Vakıflar İdaresine ait Buğday Camisinde 27-29 Kasım 2015 tarihlerinde Kıbrıslı Rumların Maraş tezine hizmet eden etkinlik düzenlenmiştir. İlaveten, ayni grup tarafından Kıbrıs Rum Yönetiminin Maraş tezi paralelinde, İngiltere’nin tanınmış üniversitelerinden London School of Economics’de konu ile ilgili toplantılar düzenlenmiştir.  Maraş’ın asli sahibi Kıbrıs Vakıflar İdaresi Yönetimi  ise, Buğday Camisindeki etkinliğe olanak sağlamak  suretiyle Rum tezine hizmet etmiş ve bu bağlamda Kıbrıs Rum Yönetiminin kontrolü altına girmiştir.   

  • Hala Sultan ve Apostolos Andreas Restorasyon Projelerinde, Kıbrıs Vakıflar İdaresi Kıbrıs Rum Ortodoks Kilisesinin dayatmasına boyun eğmiştir.
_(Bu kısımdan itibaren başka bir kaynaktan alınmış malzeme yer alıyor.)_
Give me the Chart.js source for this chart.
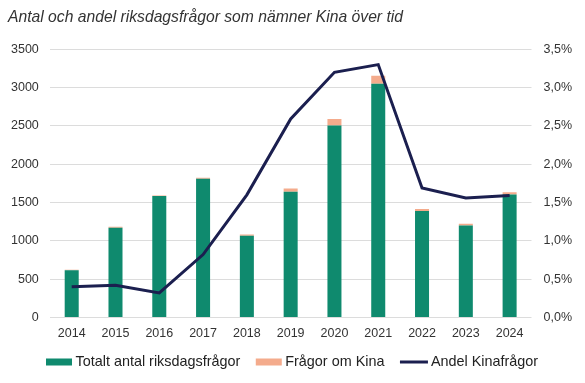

Karşılıklılık ve eşitlik mutabakatı çerçevesinde, Hala Sultan restorasyon projesinin Vakıflar İdaresinin onayı ile Kıbrıs Rum Eski Eserler Dairesi tarafından; Apostolos Andreas restorasyon projesinin ise Kıbrıs Rum tarafının onayı ile Vakıflar İdaresi tarafından gerçekleştirilmesi öngörülmüştü. Hala Sultan restorasyon projesinde bu mutabakata uyulmuş, ancak Apostolos Andreas projesinde Vakıflar İdaresi Yönetiminin ihmali ve onayı sonucunda Vakıflar idaresi, Kıbrıslı Türk mimarlar ve müteahhitler Apostolos Andreas Restorasyon projesinden dışlanmıştır. Sonuçta, projelendirme Yunanistan’ın Patras üniversitesinde  yapılmış, uygulama projesi ise ağırlıklı olarak Kıbrıslı Rum müteahhitler tarafından gerçekleştirilmiştir.  Vakıflar İdaresinin Hala Sultan projesinde varılan mutabakata sadık kalarak, diğer taraftan Apostolos Andreas projesinde, Kilisenin dayattığı şartları kabul etmesi, KKTC Devletinin egemenlik statüsü ile hukuk sisteminin KKTC Kurumlarının idari uygulamaları ile çiğnenmesi anlamına gelmektedir.